Anyhow, I did see this movie in English with Spanish subtitles, which, believe it or not, does improve my Spanish a lot I think. I get to see all the ways they express themselves to mean kinda the same sentiments as English slang/phrases. It put me in the Spanish mood, so to speak.

I basically wandered through the city all day, stopping to have lunch at the Museo de Jamón. Bocadillo de Lomo con Queso a la plancha is where the party´s at. This is a fresh baquette with pork loin and some delicious gourmet stinky cheese all grilled like a panini. And the best part is that you can get this with a beer (granted the beer in Spain sucks big time) for about 3€. This is a fantastic deal and the food is great. And you get to stand at the bar and consume while chatting with the Spanish bartender.

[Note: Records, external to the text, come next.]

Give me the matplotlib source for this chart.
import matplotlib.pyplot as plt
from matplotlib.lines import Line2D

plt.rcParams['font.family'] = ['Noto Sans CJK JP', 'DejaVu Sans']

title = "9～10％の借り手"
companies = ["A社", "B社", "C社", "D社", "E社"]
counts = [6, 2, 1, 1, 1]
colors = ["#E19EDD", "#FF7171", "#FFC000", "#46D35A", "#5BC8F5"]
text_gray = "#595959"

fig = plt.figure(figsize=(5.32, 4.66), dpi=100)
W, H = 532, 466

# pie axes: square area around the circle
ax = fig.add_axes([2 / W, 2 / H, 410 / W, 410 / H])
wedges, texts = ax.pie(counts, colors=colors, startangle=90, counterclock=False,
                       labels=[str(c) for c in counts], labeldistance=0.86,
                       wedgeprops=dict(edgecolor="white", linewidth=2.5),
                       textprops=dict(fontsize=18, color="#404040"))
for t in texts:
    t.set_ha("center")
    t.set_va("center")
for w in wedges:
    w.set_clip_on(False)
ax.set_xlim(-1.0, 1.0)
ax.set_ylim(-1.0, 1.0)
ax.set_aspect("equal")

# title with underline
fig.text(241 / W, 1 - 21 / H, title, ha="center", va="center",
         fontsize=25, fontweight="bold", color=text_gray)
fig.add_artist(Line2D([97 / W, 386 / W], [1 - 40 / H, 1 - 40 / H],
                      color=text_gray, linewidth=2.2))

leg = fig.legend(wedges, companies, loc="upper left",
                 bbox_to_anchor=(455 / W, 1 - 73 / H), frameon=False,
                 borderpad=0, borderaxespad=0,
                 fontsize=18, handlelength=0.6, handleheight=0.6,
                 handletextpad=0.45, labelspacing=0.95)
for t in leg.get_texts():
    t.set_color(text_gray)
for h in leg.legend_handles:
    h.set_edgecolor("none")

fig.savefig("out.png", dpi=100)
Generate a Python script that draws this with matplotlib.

I went to the Rastro finally on Sunday morning. It was my first time there, I´m ashamed to say. I prefer to sleep in on my Sunday mornings and not go toll through mountains of junk. But it was an experience. Lots and lots of people, especially since there is a bus strike and todo el mundo está en la calle para las manifestaciones. Protests all over the place, especially in Sol which is super crowded all the time anyway. Throw in all the striking bus workers and it was a mess. Kept a tight tight tight hold on my purse and with head down I made it through and lived to tell the tale :)

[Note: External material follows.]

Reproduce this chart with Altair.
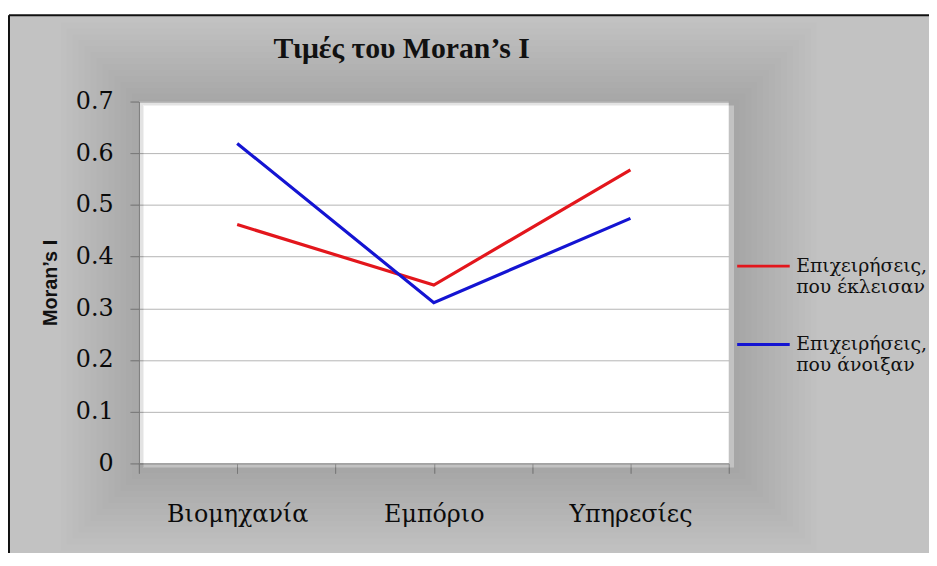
import altair as alt
import pandas as pd

categories = ["Βιομηχανία", "Εμπόριο", "Υπηρεσίες"]
series_names = ["Επιχειρήσεις,\nπου έκλεισαν", "Επιχειρήσεις,\nπου άνοιξαν"]
closed_values = [0.462, 0.345, 0.568]
opened_values = [0.619, 0.311, 0.474]
y_ticks = [0, 0.1, 0.2, 0.3, 0.4, 0.5, 0.6, 0.7]
colors = ["#e3161c", "#1414d2"]
title_text = "Τιμές του Moran’s I"
y_title = "Moran’s I"

rows = []
for name, vals in zip(series_names, [closed_values, opened_values]):
    for i, (c, v) in enumerate(zip(categories, vals)):
        rows.append({"category": c, "idx": i, "series": name, "value": v})
df = pd.DataFrame(rows)

W, H = 595, 365
SERIF = "Liberation Serif"
WIDE_SERIF = "DejaVu Serif"

label_expr = " : ".join(
    f"datum.value == {i} ? '{c}'" for i, c in enumerate(categories)
) + " : ''"

x_enc = alt.X(
    "idx:Q",
    scale=alt.Scale(domain=[-0.5, len(categories) - 0.5], nice=False, zero=False),
    axis=alt.Axis(
        values=[k / 2 for k in range(-1, 2 * len(categories))],
        labelExpr=label_expr,
        grid=False,
        title=None,
        tickSize=10,
        tickColor="#8a8a8a",
        domainColor="#8a8a8a",
        labelFont=WIDE_SERIF,
        labelFontSize=24,
        labelColor="#111111",
        labelPadding=30,
    ),
)

y_enc = alt.Y(
    "value:Q",
    scale=alt.Scale(domain=[0, 0.7], nice=False),
    axis=alt.Axis(
        values=y_ticks,
        format=".1~f",
        grid=True,
        gridColor="#b4b4b4",
        tickSize=9,
        tickColor="#8a8a8a",
        domainColor="#8a8a8a",
        labelFont=WIDE_SERIF,
        labelFontSize=24,
        labelColor="#111111",
        labelPadding=17,
        title=y_title,
        titleFont="Liberation Sans",
        titleFontWeight="bold",
        titleFontSize=20,
        titleColor="#111111",
        titlePadding=15,
    ),
)

lines = alt.Chart(df).mark_line(strokeWidth=3.2).encode(
    x=x_enc,
    y=y_enc,
    color=alt.Color(
        "series:N",
        scale=alt.Scale(domain=series_names, range=colors),
        legend=alt.Legend(
            title=None,
            orient="none",
            legendX=602,
            legendY=138,
            symbolType="stroke",
            symbolSize=2809,
            symbolStrokeWidth=3,
            labelFont=WIDE_SERIF,
            labelFontSize=19,
            labelColor="#111111",
            labelBaseline="middle",
            labelExpr="split(datum.label, '\\n')",
            labelOffset=5,
            rowPadding=20,
            labelLimit=300,
        ),
    ),
    detail="series:N",
)

one = pd.DataFrame({"k": [0]})

# soft shadow bands around the plot area (stroke-only frames)
shadows = []
for d in range(3, 45, 3):
    shadows.append(
        alt.Chart(one).mark_rect(
            filled=False, stroke="#000000", strokeOpacity=0.009, strokeWidth=2 * d
        ).encode(
            x=alt.value(-d + 5), x2=alt.value(W + d + 5),
            y=alt.value(-d + 4), y2=alt.value(H + d + 4),
        )
    )

top_white = alt.Chart(one).mark_rule(color="white", strokeWidth=12).encode(
    x=alt.value(-140), x2=alt.value(W + 300), y=alt.value(-93)
)
top_border = alt.Chart(one).mark_rule(color="#111111", strokeWidth=2).encode(
    x=alt.value(-131), x2=alt.value(W + 300), y=alt.value(-87)
)
left_border = alt.Chart(one).mark_rule(color="#111111", strokeWidth=2).encode(
    x=alt.value(-131), y=alt.value(-87), y2=alt.value(H + 200)
)
title = alt.Chart(one).mark_text(
    text=title_text,
    font=SERIF,
    fontSize=30,
    fontWeight="bold",
    color="#111111",
    align="center",
    baseline="middle",
).encode(x=alt.value(265), y=alt.value(-53))

chart = alt.layer(
    *shadows, top_white, top_border, left_border, title, lines
).properties(
    width=W,
    height=H,
    autosize="none",
    padding={"left": 132, "top": 92, "right": 202, "bottom": 88},
    background="#c2c2c2",
).configure_view(fill="white", stroke=None)

chart.save("out.html", embed_options={"renderer": "svg", "actions": False})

So now I have to go prepare for my art history presentation tomorrow. Not too bad, presentations don´t bother me. Just something to get through. But it´s only about 5-10 minutes so it´s not so bad. It´s the writing about 10 more pages in the old Andalucía journal that will kill me I think before the day is through. I am in the library working now but I think I will head home. Or perhaps not. I really don´t know.

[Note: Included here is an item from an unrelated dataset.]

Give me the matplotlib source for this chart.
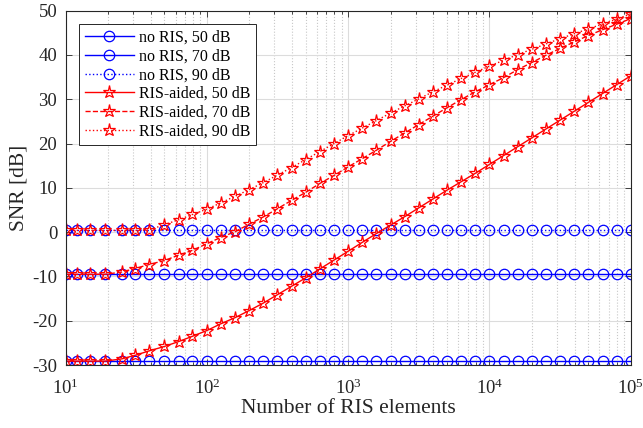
import matplotlib
matplotlib.use('Agg')
import matplotlib.pyplot as plt
from matplotlib.ticker import LogLocator, NullFormatter

plt.rcParams['font.family'] = ['Liberation Serif', 'DejaVu Serif']
plt.rcParams['mathtext.fontset'] = 'custom'
plt.rcParams['mathtext.rm'] = 'Liberation Serif'
plt.rcParams['mathtext.it'] = 'Liberation Serif:italic'
plt.rcParams['axes.unicode_minus'] = False

## number of RIS elements (markers every 0.1 decade)
n_elements = [10, 12, 15, 19, 25, 31, 39, 50, 63, 79,
              100, 125, 158, 199, 251, 316, 398, 501, 630, 794,
              1000, 1258, 1584, 1995, 2511, 3162, 3981, 5011, 6309, 7943,
              10000, 12589, 15849, 19953, 25119, 31623, 39811, 50119, 63096, 79433,
              100000]

## SNR without RIS (flat)
snr_noris_50 = [-29.1] * len(n_elements)
snr_noris_70 = [-9.5] * len(n_elements)
snr_noris_90 = [0.4] * len(n_elements)

## SNR with RIS
snr_ris_50 = [-29.1, -29.1, -29.1, -29.1, -28.6, -27.8, -26.8, -25.8, -24.7, -23.5,
              -22.2, -20.7, -19.3, -17.7, -16.0, -14.1, -12.2, -10.3, -8.3, -6.3,
              -4.3, -2.3, -0.3, 1.6, 3.5, 5.5, 7.5, 9.5, 11.4, 13.3,
              15.3, 17.3, 19.3, 21.3, 23.3, 25.3, 27.3, 29.3, 31.3, 33.3,
              35.3]
snr_ris_70 = [-9.5, -9.5, -9.5, -9.5, -9.0, -8.2, -7.3, -6.4, -5.2, -4.1,
              -2.6, -1.2, 0.1, 1.8, 3.45, 5.3, 7.2, 9.0, 11.0, 12.8,
              14.75, 16.6, 18.5, 20.5, 22.4, 24.3, 26.2, 28.1, 29.95, 31.7,
              33.3, 34.9, 36.7, 38.3, 39.95, 41.5, 42.95, 44.4, 45.7, 46.95,
              48.2]
snr_ris_90 = [0.4, 0.4, 0.4, 0.4, 0.4, 0.4, 0.5, 1.7, 2.8, 4.0,
              5.2, 6.6, 8.1, 9.6, 11.2, 12.9, 14.6, 16.4, 18.2, 20.0,
              21.8, 23.5, 25.2, 26.9, 28.5, 30.1, 31.7, 33.2, 34.7, 36.1,
              37.5, 38.8, 40.1, 41.3, 42.5, 43.7, 44.8, 45.9, 47.0, 48.1,
              49.3]

labels = ['no RIS, 50 dB', 'no RIS, 70 dB', 'no RIS, 90 dB',
          'RIS-aided, 50 dB', 'RIS-aided, 70 dB', 'RIS-aided, 90 dB']

fig = plt.figure(figsize=(6.43, 4.28), dpi=100)
ax = fig.add_axes([0.102, 0.147, 0.879, 0.828])

blue = (0, 0, 1)
red = (1, 0, 0)
ckw = dict(color=blue, marker='o', markersize=7.5, markerfacecolor='none',
           markeredgewidth=0.9, linewidth=1.0)
skw = dict(color=red, marker='*', markersize=9.5, markerfacecolor='none',
           markeredgewidth=0.9, linewidth=1.0)

ax.plot(n_elements, snr_noris_50, '-', label=labels[0], **ckw)
ax.plot(n_elements, snr_noris_70, '-', label=labels[1], **ckw)
ax.plot(n_elements, snr_noris_90, ':', label=labels[2], **ckw)
ax.plot(n_elements, snr_ris_50, '-', label=labels[3], **skw)
ax.plot(n_elements, snr_ris_70, '--', label=labels[4], **skw)
ax.plot(n_elements, snr_ris_90, ':', label=labels[5], **skw)

ax.set_xscale('log')
ax.set_xlim(10, 1e5)
ax.set_ylim(-30, 50)
ax.set_yticks(range(-30, 51, 10))
ax.xaxis.set_major_locator(LogLocator(base=10, numticks=10))
ax.xaxis.set_minor_locator(LogLocator(base=10, subs=range(2, 10), numticks=20))
ax.xaxis.set_minor_formatter(NullFormatter())

ax.grid(True, which='major', color='#dcdcdc', linewidth=0.8)
ax.grid(True, which='minor', axis='x', color='#c8c8c8', linestyle=':', linewidth=0.8)
ax.set_axisbelow(True)

ax.tick_params(which='both', direction='in', top=True, right=True,
               labelsize=13.5, colors='#262626', width=0.6)
ax.tick_params(which='major', length=4)
ax.tick_params(which='minor', length=2.5)
ax.tick_params(axis='x', which='major', pad=10)
ax.tick_params(axis='y', which='major', pad=6)
for sp in ax.spines.values():
    sp.set_color('#262626')
    sp.set_linewidth(0.8)

ax.set_xlabel('Number of RIS elements', fontsize=15.5, color='#262626')
ax.set_ylabel('SNR [dB]', fontsize=15.5, color='#262626')
ax.xaxis.set_label_coords(0.5, -0.095)
ax.yaxis.set_label_coords(-0.066, 0.5)

leg = ax.legend(loc='upper left', bbox_to_anchor=(0.024, 0.962), borderaxespad=0,
                fontsize=11.5, handlelength=3.1, fancybox=False, edgecolor='#262626',
                framealpha=1, borderpad=0.35, labelspacing=0.17, handletextpad=0.3)
leg.get_frame().set_linewidth(0.7)

fig.savefig('out.png', dpi=100)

Also, I witnessed something this morning on my metro ride to school that I have been waiting to see since my first ride in January. The doors of the car closed on a guy. Every time the whistle blows people run to try and get on. This bothers me to begin with because there are signs everywhere that very clearly tell you not to exit or enter after the sound of the whistle. Some people make it and some don´t. Very often people kinda reopen the doors and delay the whole train. Like a good city girl I hate these people and sneer at them. WELL... this morning an old couple (I am sorry it had to be an old couple, but as I wrote previously, there are signs) tried to run and make it on way after the whistle had blown. The guy was leaping on as the doors closed and THEY DIDN´T REOPEN LIKE USUAL! This was completely bizarre because usually they act like elevator doors and open when something is between them. I was literally right in the mess of things, right there in front, and this other guy and I immediately had our hands on those doors and pulled them open. This old guy was trapped in the doors right around his shoulders and he was using some choice Spanish profanity. All the people on our car were screaming and generally freaking out as well. It totally was not that big of a deal, the doors had the power of, like, the closure of a ziploc bag, but it was still exciting. The poor couple had to get on the train and be embarrassed for a few minutes, too, so maybe they´ll think twice next time they try to get on late. I must admit, though, that my heart was racing. In the movie we watched in class last Thursday a guy got cut in half by a falling elevator when the chick was trying to pull him out and my mind immediately flashed to that scene. I thought I was going to see this guy get ripped in half right in front of me. Well, for a split-second, at least.

Reading through this blog I notice that some of it doesn´t sound quite right and now I am panicking... am I slowly forgetting how to speak (or write as it were) English? That would be tragic because I don´t speak/write Spanish all that brilliantly yet. Now I just sound like an idiot in every language. Crap!

P.S. I use the expression "piece of cake" all the time. In class the other day we were going over Spanish expressions with food and I discovered a pleasing little nugget of information. To mean the same thing as "piece of cake" how we use it in English, they say "hacer pan" which means "making bread." I don´t know how many Spaniards make their own bread, though, because it´s really not that easy. That damn yeast is temperamental.

1 comment:

Garrett said...

Efficiency is for the feeble minded.